What the Hansen case also showed was how “ordinary” violent serial predators can be – how they can have “normal” lives with wives and children and blend in to the community. These guys have developed a tremendous capacity to compartmentalize their lives while still feeding their deadly psychosexual needs.

Good riddance, Mr. Hansen. If there is a hell, we are sure you are residing there. And as one final wish for you, may the Devil derive as much satisfaction from hunting you down for eternity as you did from stalking your innocent victims.

2 Responses to Robert Hansen: Good Riddance

  1. seesthru says:

    I”m no fan of sport hunting for the same reason I’m no fan of killing humans for sport. It’ s cruel, evil, and in the case of animal hunting, it’s a waste of meat and resources, and serves no purpose.
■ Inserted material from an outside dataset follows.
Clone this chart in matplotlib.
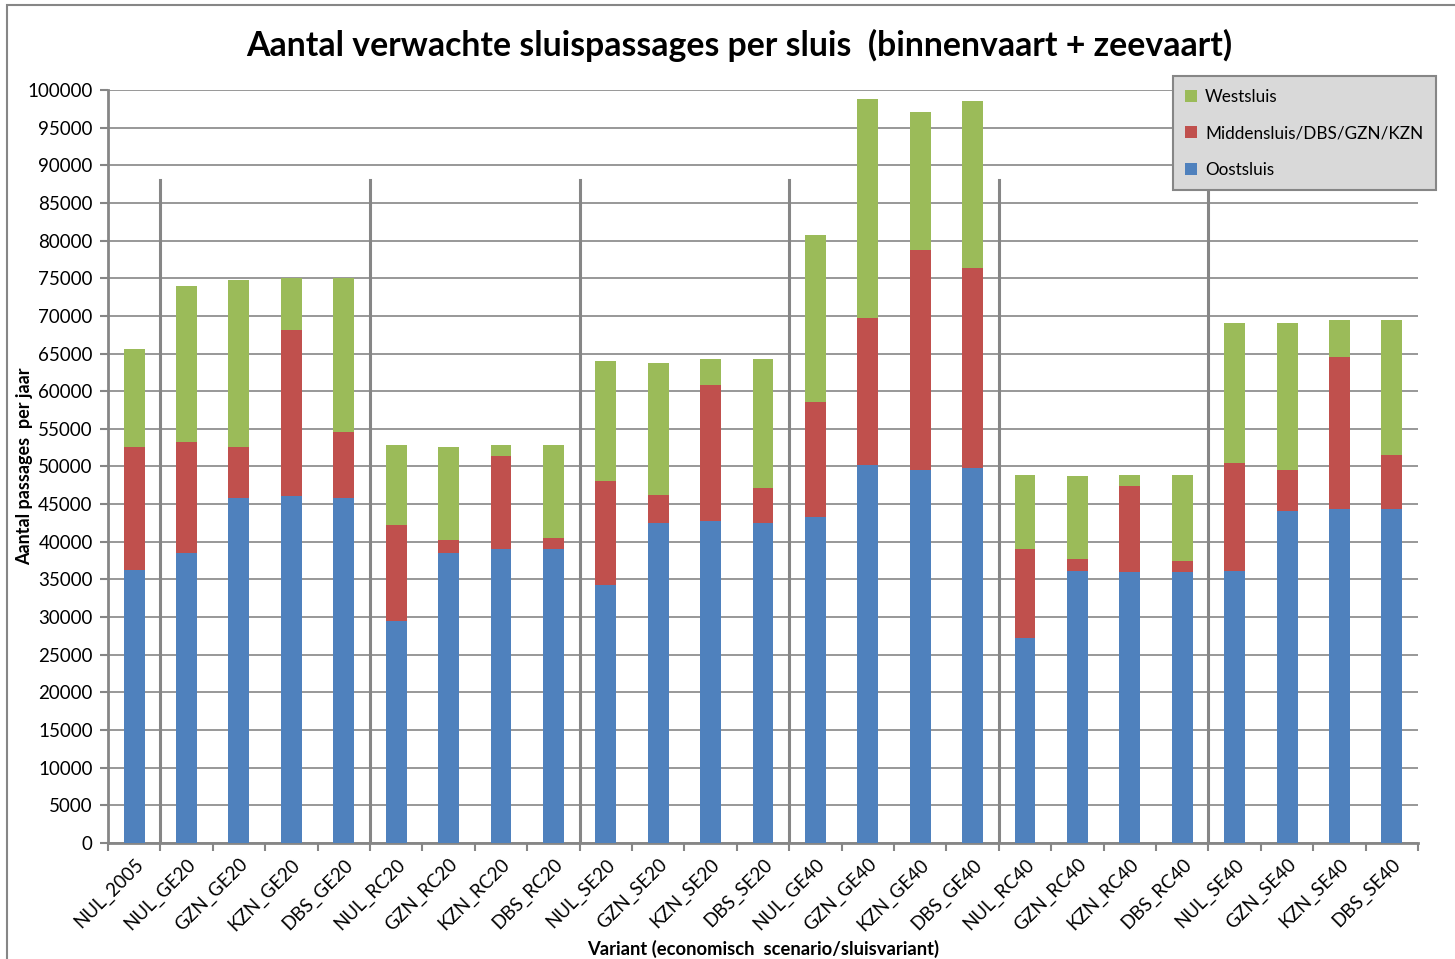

It’s about power and control, and pleasure in pain and death of others.

    People that hunt strictly for sport and serial killers derive pleasure in fear and the chase, and That is plain wrong. I believe, if we took the big bad elephant and lion hunters out there, or deer and cat hunters, and stuck then naked and barefoot and they thought they were being hunted, they might change their tune, some of them.

    Hansen loved to weaken his pray, and send them out at their most vulnerable. He didn’t even give them fair odds of course. If hell is just punishment, then he will relive the experience of his victims as they did, over and over, for eternity.

  2. Cornerstone says:

    That story in “MIndhunters” is what solidified my dislike for sport hunting, despite knowing that there are residual survival instincts at play in some cases there. Living in Texas, the debate has always been a loud one. I decided to err on the side of not trusting people who liked killing too much.

    Take off runnin’, Robert Hansen.